י״ז בטבת ה׳תשע״ז (January 15, 2017)

Bava Metzia 111a-b: Paying On Time

The Mishna on today’s daf continues teaching laws about the biblical requirement to pay a worker on time. According to the Mishna, this rule applies not only to cases of an employee, but also to situations where a person has rented an animal or an object; the renter must offer payment on time – assuming that the person who was to get paid requested payment. If he did not ask to get paid, the employer (or the renter) has not violated the law.

The passage upon which this law is based (Devarim 24:14) delineates who is included in the obligation.

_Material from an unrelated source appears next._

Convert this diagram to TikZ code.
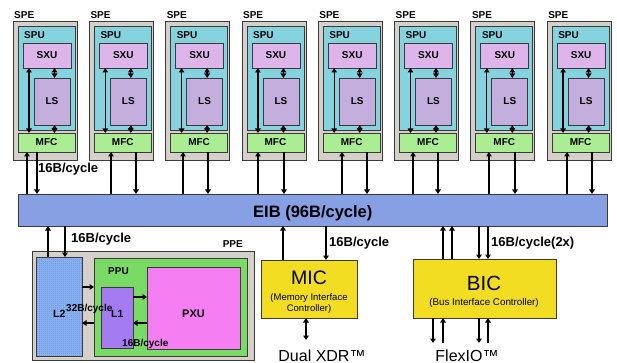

The Torah mentions specifically me-ahekha (from your brothers) o mi-gerkha (or from a convert) asher be-artzekha (who is in your land). This is understood to require prompt payment not only to a Jewish worker, but also to a ger tzedek (a righteous convert to Judaism) and a ger toshav (someone who lives in Israel without accepting the commandments).

There are two types of people who are referred to by the Torah as a ger – a convert – and it is not always easy to ascertain which the Torah is talking about in a given situation. The first type is a ger tzedek, who is someone who has accepted the commandments and has undergone a process of ritual immersion in a mikvah and, for a man, circumcision. Such a ger is considered a Jew like any other, with some technical exceptions. The second type is a ger toshav, who is a non-Jew who is permitted to live in Israel since he is not in the category of an idol worshipper.

The precise definition of a ger toshav is subject to disagreement among the tanna’im. Some say that it is sufficient for the individual to reject idol worship, while others say that he must accept all of the commandments with the exception of eating non-kosher. The accepted approach is that someone is considered to be a ger toshav if he accepts upon himself sheva mitzvot bnei Noah – the seven Noachide laws. Once he has accepted these laws, he is considered part of the community in that Jews must concern themselves with his well-being, including, as we have seen, prompt payment of his salary.